Friday, September 16, 2011

Sour Sixteen: Understanding the delay on the Formation of Malaysia and the Official Kantoi Kencing Day

I started celebrating 16th of September as the official Kantoi Kencing Day in 2009...

Every year at the stroke of Midnight I would stand up and pee in my toilet bowl.

This year the government wants to celebrate the formation of the Federation of Malaysia......

Tumin Cook on FB asked me this when I put up a status asking people what I should write.....

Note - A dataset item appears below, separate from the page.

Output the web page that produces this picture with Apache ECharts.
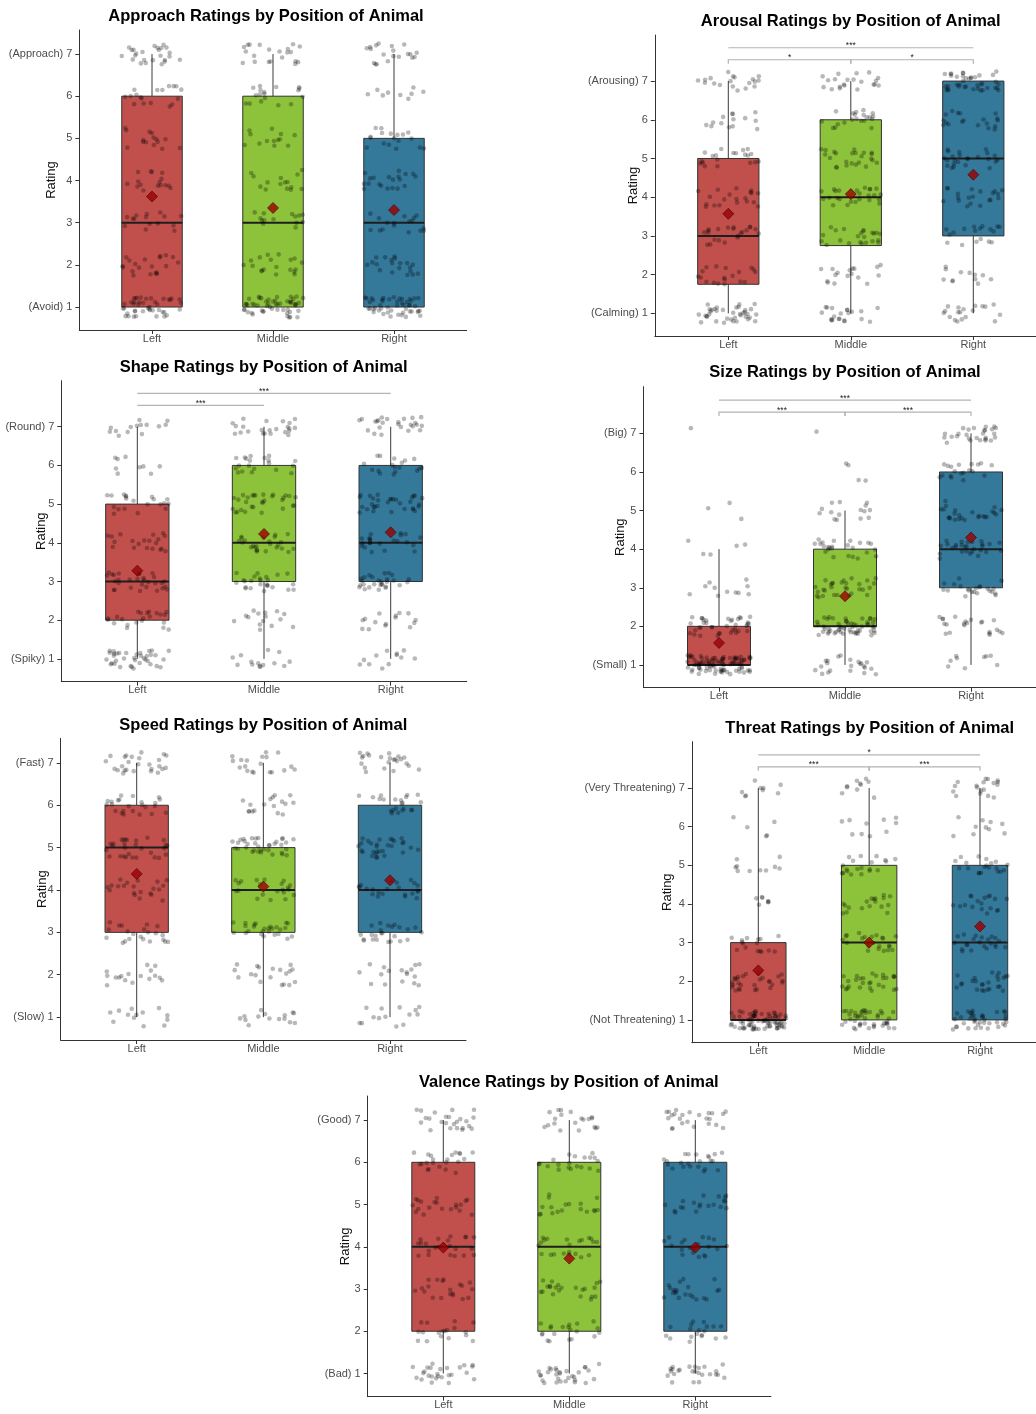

How about should Malaysians celebrate one, two, or none independence day ;) I'm dead confused right now, especially having scored really bad in history during my primary and secondary school years.
I had a discussion with some folks on FB with regards to the underlying reason behind the 16th of September..and to my surprise not many was aware....

Why not 31st August?

Source here

31st Aug 1963 source here

Lets find out.....

The proposal for the formation of Malaysia was first made by the Prime Minister of the Federation of Malaya in May 1961, and a Malaysia Solidarity Consultative Committee was established at a regional meeting of the Commonwealth Parliamentary Association in July of the same year. Following a report by a Commission of Enquiry (the Cobbold Commission), which had conducted meetings in Sarawak and North Borneo from February to April 1962, the Governments of the United Kingdom and the Federation of Malaya issued a joint statement, on 1 August 1962, that in principle the Federation of Malaysia should be established by 31 August 1963. A formal agreement was prepared and signed in London on 9 July 1963 on behalf of the Governments concerned (the Federation of Malaya, North Borneo, Sarawak and Singapore).
Malaysia Agreement and its Amended Schedule executed on 28th August 1963 source UN Treaties here 

On 5 August 1963, following a six-day meeting in Manila of the Heads of Government of the Federation of Malaya, Indonesia and the Philippines, the Foreign Ministers of these three States cabled the Secretary-General of the United Nations, requesting him to send working teams to Sabah (North Borneo) and Sarawak in order to ascertain the wishes of these peoples with respect to the proposed Federation. The three Governments would similarly send observers to the two territories to witness the investigations of the working teams and the Federation of Malaya would do its best to ensure the co-operation of the British Government and of the Governments of Sabah and Sarawak.
The terms of reference of the request to the Secretary-General were set out in paragraph 4 of the Manila Joint Statement as quoted in the request addressed to the Secretary-General by the three Foreign Ministers:
The Secretary-General or his representative should ascertain, prior to the establishment of the Federation of Malaysia, the wishes of the people of Sabah (North Borneo) and Sarawak within the context of General Assembly resolution 1541(XV), Principle IX of the Annex, by a fresh approach, which in the opinion of the Secretary-General is necessary to ensure complete compliance with the principle of self determination within the requirements embodied in Principle IX, taking into consideration: (1) The recent elections in Sabah (North Borneo) and Sarawak but nevertheless further examining, verifying and satisfying himself as to whether: (a) Malaysia was a major issue if not the major issue; (b) electoral registers were properly compiled; (c) elections were free and there was no coercion; and (d) votes were properly polled and properly counted; and (2) the wishes of those who, being qualified to vote, would have exercised their right of self-determination in the recent elections had it not been for their detention for political activities, imprisonment for political offences or absence from Sabah (North Borneo) or Sarawak.
(Principle IX of the Annex of General Assembly resolution 1541(XV) of 15 December 1960 provided that a non-self-governing territory integrating with an independent State should have attained an advanced stage of selfgovernment with free political institutions. The same principle lays down that integration should be the result of the freely expressed wishes of the territory's peoples, expressed through informed and democratic processes, impartially conducted and based on universal adult suffrage)
In his reply to the three Foreign Ministers on 8 August, the Secretary-General made it clear that he could undertake the task proposed only with the consent of the United Kingdom. He believed that the task could be carried out by his representative and proposed to set up two working teams—one to work in Sarawak and the other in Borneo—under the over-all supervision of his representative. The Secretary-General emphasized that the working teams would be responsible directly and exclusively to him and, on the completion of their task, would report through his representative to the Secretary-General himself who, on the basis of this report, would communicate his final conclusions to the three Governments and the Government of the United Kingdom. It was the Secretary-General's understanding that neither the report of his representative nor his conclusions would be subject in any way to ratification or confirmation by any of the Governments concerned.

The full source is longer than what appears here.